Despite the fact that Mrs Shay’s students score among the worst when it comes to basic reading skills, they still score higher than the average professional combat sports athlete. An organization named Center Reporting Academic Performance has put together a study that compiled the aggregate data of literacy rates among numerous professions, hobbies, age groups and more. Essentially the goal was to try to find links between groups that had higher literacy rates than others, and to help balance things out.

Mrs Shay’s first grade class scored 23 out of 100 which meant that the average student in the class is able to read about 23 out of 100 typical everyday words. (The children are given slightly easier words than the adult groups, so it’s not a perfect 1:1 comparison.)

To put that into context, lawyers typically score 100 (or 99 for a mis-pronunciation) and have a much more difficult bank of words than school children.

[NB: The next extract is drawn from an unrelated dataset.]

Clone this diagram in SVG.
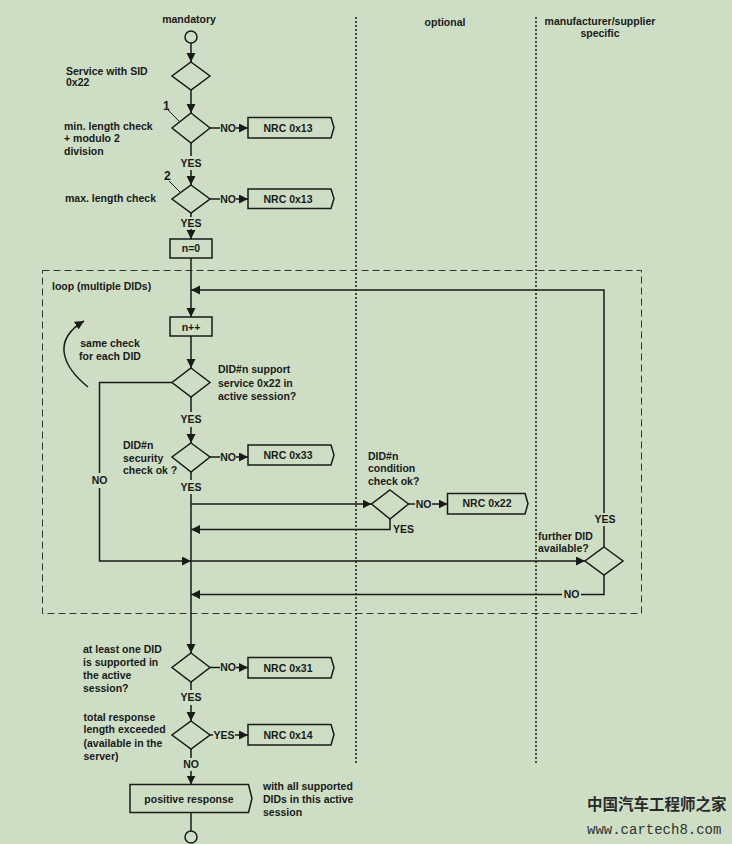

The part that’s really troublesome is when you look at the combined scores of combat athletes. This includes MMA fighters, boxers, collegiate wrestlers, jiu jitsu players and kickboxers. This group was given the same word bank as the children, and they scored 17 out of 100. So for every 100 words, the typical combat fighter is able to read 17 of them. Remember, the fighters were given the same word bank as the children, not the lawyers.

So why is it that a group of troubled, underprivileged school children in one of the most dangerous neighborhoods in America are better at reading than adult professional athletes? The study gives us the data, but it doesn’t tell us WHY. What do you think?